Tornando a quanto invece sta succedendo dall’inizio di questa settimana nelle stazioni di servizio del nostro Paese – e anzi si era già verificato alla vigilia, nella più classica delle situazioni visti alcuni prezzi che si leggevano già dallo scorso weekend sui tabelloni dei distributori lungo le autostrade – va detto che il salasso letteralmente piovuto sui pendolari è la conseguenza di quanto deciso dai 27 Paesi UE, attraverso la fissazione di un prezzo massimo di importazione pari a 100 dollari al barile per i prodotti raffinati di più alto pregio – come il diesel – e a 45 dollari di fascia medio-bassa come la nafta, utilizzata in maniera prevalente in ambito agricolo.
Le restrizioni hanno un carattere ovviamente addizionale rispetto a quelle che in dicembre erano state approvate in pompa magna, sempre nei confronti della Russia, attraverso la fissazione di un “Price cap” sul petrolio pari a 60 dollari al barile.
Tuttavia, al fine di preparare psicologicamente gli automobilisti agli imminenti rincari al dettaglio, in alcuni punti del Paese il gasolio era già nei giorni immediatamente precedenti tornato alla cifra allarmante di 2 euro e 50 centesimi al litro, nella modalità “servito” dal benzinaio, e ciò riporta allo sciopero della categoria della fine dello scorso gennaio in segno di protesta contro il decreto del governo Meloni che era stato interpretato, giustamente, come una forma di “colpevolizzazione” a danno dei titolari degli impianti di distribuzione retail.

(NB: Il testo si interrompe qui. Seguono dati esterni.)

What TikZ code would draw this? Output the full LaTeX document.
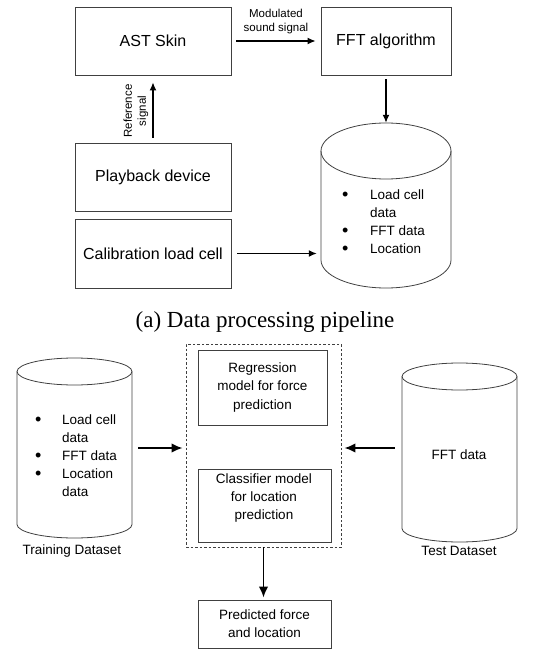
\documentclass[tikz,border=0pt]{standalone}
\usepackage{fontspec}
\setmainfont{Liberation Serif}
\setsansfont{Liberation Sans}
\usetikzlibrary{arrows.meta}
\newcommand\blt{\raisebox{-0.8pt}{\fontsize{18}{18}\selectfont •}}

\begin{document}
\begin{tikzpicture}[
  x=1pt, y=-1pt,
  blk/.style={draw=black!75, line width=0.8pt, inner sep=0pt, align=center, font=\sffamily\fontsize{16}{19}\selectfont},
  blks/.style={blk, font=\sffamily\fontsize{13.5}{18.3}\selectfont},
  sml/.style={font=\sffamily\fontsize{13.5}{18}\selectfont, align=center, inner sep=0pt},
  note/.style={font=\sffamily\fontsize{11.5}{14}\selectfont, align=center, inner sep=0pt},
  arr/.style={-{Latex[length=8pt,width=7pt]}, line width=1.4pt},
  arrb/.style={-{Latex[length=11pt,width=9.5pt]}, line width=1.9pt},
  drum/.style={draw=black!75, line width=0.8pt}
]
\useasboundingbox (0,0) rectangle (555,652);
% data processing pipeline
\node[blk, minimum width=156, minimum height=68] (ast) at (153,41) {AST Skin};
\node[blk, minimum width=130, minimum height=68] (fft) at (386,41) {FFT algorithm};
\node[blk, minimum width=156, minimum height=68] (play) at (153,177) {Playback device};
\node[blk, minimum width=156, minimum height=69] (calib) at (153,253.5) {Calibration load cell};
\foreach \n/\xa/\xb/\ya/\yb/\r in {db/321/451/123/288/28, train/17/132/358/538/13.5, test/402/517/363/542/13.5} {
  \node[minimum width=\xb-\xa, minimum height=\yb-\ya, inner sep=0pt] (\n) at ({(\xa+\xb)/2},{(\ya+\yb)/2}) {};
  \draw[drum] ({(\xa+\xb)/2},{\ya+\r}) ellipse [x radius={(\xb-\xa)/2}, y radius=\r];
  \draw[drum] (\xa,{\ya+\r}) -- (\xa,{\yb-\r}) arc[start angle=180, end angle=0, x radius={(\xb-\xa)/2}, y radius=\r] -- (\xb,{\ya+\r});
}
\node[sml, anchor=north west, align=left] (dbtxt) at (341.9,186.6)
  {\begin{tabular}{@{}l@{\hspace{21.8pt}}l@{}}\blt & Load cell\\ & data\\ \blt & FFT data\\ \blt & Location\end{tabular}};
\node[note] (modl) at (276,22) {Modulated\\sound signal};
\node[note, rotate=90] (refl) at (136,111) {Reference\\signal};
\draw[arr, shorten <=5pt, shorten >=5pt] (ast) -- (fft);
\draw[arr, shorten <=5pt, shorten >=7pt] (play) -- (ast);
\draw[arr, shorten <=4pt] (fft) -- (db);
\draw[arr, shorten <=6pt, shorten >=4pt] (calib) -- (calib -| db.west);
\node[font=\fontsize{23}{27}\selectfont, inner sep=0pt] (capa) at (265,322) {(a) Data processing pipeline};
% training and testing
\node[draw=black!75, line width=0.7pt, dash pattern=on 2.5pt off 2pt, minimum width=155, minimum height=203] (pipe) at (263.5,445.5) {};
\node[blks, minimum width=129, minimum height=75] (reg) at (262.5,387.5) {Regression\\model for force\\prediction};
\node[blks, minimum width=133, minimum height=73] (cls) at (264.5,505.5) {};
\node[sml] (clst) at (264,498) {Classifier model\\for location\\prediction};
\node[blks, minimum width=133, minimum height=48] (pred) at (264.5,624) {Predicted force\\and location};
\node[sml, anchor=north west, align=left] (traintxt) at (34.9,411.6)
  {\begin{tabular}{@{}l@{\hspace{20.8pt}}l@{}}\blt & Load cell\\ & data\\ \blt & FFT data\\ \blt & Location\\ & data\end{tabular}};
\node[sml] (testt) at (459,455) {FFT data};
\node[sml] (trainl) at (72,551) {Training Dataset};
\node[sml] (testl) at (459,551) {Test Dataset};
\draw[arrb, shorten <=6pt, shorten >=3pt] (train.east) -- (train.east -| pipe.west);
\draw[arrb, shorten <=7pt, shorten >=3pt] ([yshift=4.5pt]test.west) -- ([yshift=4.5pt]test.west -| pipe.east);
\draw[arrb, shorten >=2pt] (pipe.south) -- (pipe.south |- pred.north);
\end{tikzpicture}
\end{document}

Le organizzazioni di tutela dei consumatori, lungi dallo scatenare l’ennesima disfida tra automobilisti e l’anello conclusivo della catena dei carburanti, hanno ricordato in una lettera l’altissimo livello degli extra profitti conseguiti nel corso del 2022, in pratica dall’aggressione russa contro il popolo ucraino e dall’avvio delle prime sanzioni occidentali di embargo contro il regime putiniano: quasi due miliardi di utili in eccesso sulla benzina, e addirittura 7,5 miliardi di euro spuntati in più sul gasolio.
Torna quindi di assoluta attualità l’impegno assunto dalla premier Giorgia Meloni e dal titolare del dicastero del MEF, Giancarlo Giorgetti, in merito alla possibilità di destinare il gettito in eccedenza dell’IVA – il cosiddetto fiscal drag derubricato a entrata corrente nell’ultima manovra di bilancio – a un piano di riduzione flessibile e modulare delle accise al fine di garantire la neutralità del prezzo al dettaglio dopo il mancato rinnovo dello sconto fiscale del governo Draghi.
Alla fine dello scorso ottobre, l’Italia aveva importato dall’estero 19 milioni di tonnellate di gasolio per utilizzi di autotrazione, di cui soltanto 323.000 tonnellate dalla federazione russa.
La questione assume un carattere anche industriale – come scrivevamo all’inizio – poiché impone una accelerazione verso forme di mobilità ad alimentazione alternativa a basse e bassissime emissioni da incentivare senza maggiori oneri a carico dei produttori di automobili e degli acquirenti finali di veicoli.
Un tema di cui il CEO di Stellantis ex Fiat FCA, Carlos Tavares, si è fatto interprete in prima persona, sollecitando il governo Meloni a varare e mettere a disposizione nuove formule di incentivazione o di tipo fiscale o a carattere normativo, al fine di scongiurare il rischio di un disimpegno manifatturiero in Italia.